Depuis deux ans, Dominique de Villepin s'est installé dans l'univers médiatique français, sans pour autant gagner ce qu'il espérait sans doute : la visibilité de sa candidature et l'amusement des électeurs. Au contraire, un certain discrédit s'est abattu sur sa campagne : il n'est parfois plus perçu que comme un opportuniste essayant vainement de se faire une place au soleil des JT de 20h.
Jean-Marie Le Pen : la manie du verbe
L'ancien homme du 21 avril a une qualité que tous lui reconnaissent : il sait manier la langue française. Ses détracteurs admettent ainsi que ses discours ne manquent parfois pas de charme, sur la forme. Jean-Marie Le Pen a cette qualité de savoir distiller ses bons mots sur les hommes politiques français avec saveur et parcimonie.
L'effet sur les électeurs français ne se traduit pas à cause du fond de ses discours, mais certains électeurs aujourd'hui tentés par l'extrême-droite regrettent que la « modérée » Marine n'ait pas son verbe et sa fougue. Les bons mots du père deviennent au final le prétexte du vote pour la fille.
Précisons néanmoins que les plaisanteries du désormais président d'honneur du Front National baissent sérieusement en qualité. Avec ses comparaisons de Nicolas Sarkozy à Pinocchio, et sa sortie sur les arabo-musulmans allant violer le président de la République sur les Champs-Elysées, Jean-Marie Le Pen m'a beaucoup déçu, sachez-le.
Et dans tout ça, Jean-Luc Mélenchon ?
Après une période d'insultes copieuses envers les journalistes, les patrons, les banquiers, les riches, le gouvernement, la droite et la gauche, Jean-Luc Mélenchon s'est calmé. Finies les invectives publiques chez Europe 1, finies les prises à parti d'étudiants journalistes dans des manifestations ! Chez Jean-Luc, le changement, c'est maintenant.
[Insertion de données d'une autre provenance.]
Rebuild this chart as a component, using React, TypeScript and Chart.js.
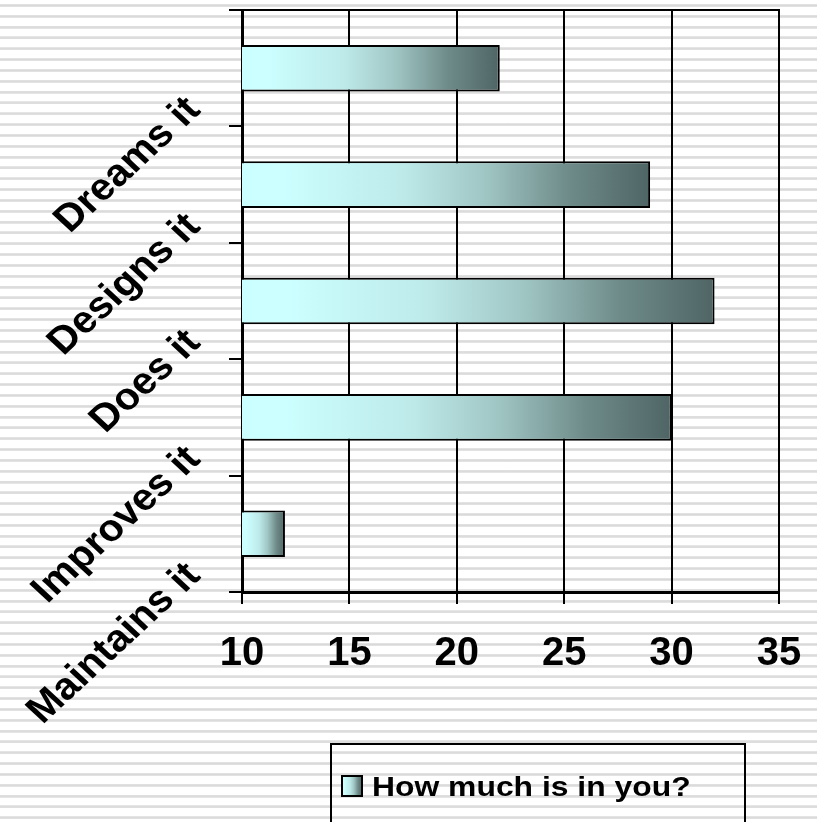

Sur le court-terme, la différence de stratégie peut se faire sentir. On est ici en présence d'un nouveau personnage plus sympathique, plus rassurant, plus proche de ce que les français veulent entendre pour garder le moral. La conséquence directe est un marquage des esprits et une redécouverte du candidat par les électeurs.
Cependant, le risque réside dans la capacité du candidat à faire passer son message et ses idées. Les électeurs ne pourraient retenir que le sens de l'humour du candidat, et non le contenu de ses interventions. A la longue, la fameuse posture présidentielle de l'homme peut être sérieusement impactée. Comment rester crédible en économie lorsqu'on compare le célèbre « AAA » français à un label pour andouillettes ?
L'humour en politique est une science. Ceux qui s'y risquent comprennent souvent assez vite que leur démarche doit être corrigée, sous peine de perdre en crédibilité et en présidentiabilité. Au contraire, se garder de toute plaisanterie rend l'homme politique froid, distant, voire cynique. Comment trouver le juste milieu ?
En 2008, alors qu'Hillary Clinton voyait sa défaite aux primaires démocrates arriver, elle avait pleuré en public. Sa côte de popularité était immédiatement montée en flèche. L'humanité des candidats est parfois plus efficace à mettre en avant qu'une communication rodée.